The most telling sign of this change is a shift in perspective. While official customs data shows China exported 8.32 million vehicles in 2025, a broader metric called 'overseas sales' puts the figure at over 9 million. This new total includes vehicles assembled abroad from kits (KD/CKD) and cars produced and sold by Chinese-owned factories in other countries. This isn't just a statistical adjustment; it reflects a deeper strategic pivot.
So, what's driving this pivot? The primary cause is a growing wall of global trade barriers. First, the European Union has imposed provisional countervailing duties on Chinese electric vehicles, adding 17% to 38% on top of the existing 10% tariff. Second, the United States, Turkey, and Brazil have also raised tariffs, making direct exports significantly more expensive. For an average Chinese EV priced at around $17,100, these duties can add an extra $3,000 to $6,400 to the cost, eroding any price advantage.
In response, Chinese automakers are proactively building a global manufacturing footprint. This is the third key driver.
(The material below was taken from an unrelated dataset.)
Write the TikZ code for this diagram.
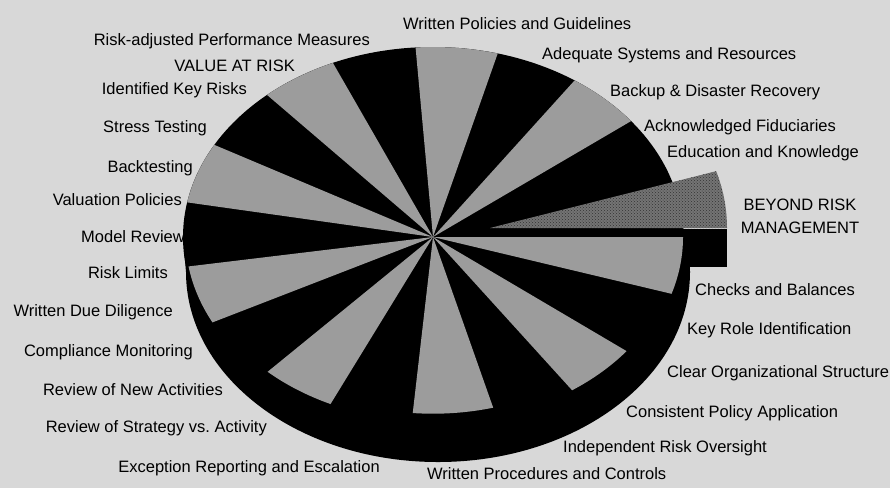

BYD, for instance, is already producing cars in Thailand and using that factory to export to the EU, bypassing the new tariffs. It's also set to begin production at its new plant in Hungary. Meanwhile, several Chinese brands are competing to acquire a major factory in Mexico, seeing it as a crucial gateway to the North American market. These moves turn the abstract concept of 'industrial expansion' into tangible production capacity.
Finally, domestic factors are also pushing this trend. China's internal market for new energy vehicles (NEVs) has shown signs of slowing, making overseas markets more critical for growth. At the same time, the Chinese government is tightening export regulations, requiring export licenses and mandating after-sales service. This encourages companies to build sustainable, long-term operations abroad rather than engaging in low-quality, high-volume exports.
- KD/CKD (Knocked-Down Kits): These are parts of a vehicle that are shipped to an overseas plant for assembly. CKD (Completely Knocked-Down) means the vehicle is fully disassembled, while SKD (Semi Knocked-Down) means it's partially assembled.
- Countervailing Duties: Tariffs imposed on imported goods to offset subsidies given to the producers of these goods in the exporting country. This is meant to level the playing field for domestic producers.
- Rules of Origin (ROO): Criteria used to determine the national source of a product. They are important because trade policies, like tariffs and quotas, often depend on a product's country of origin.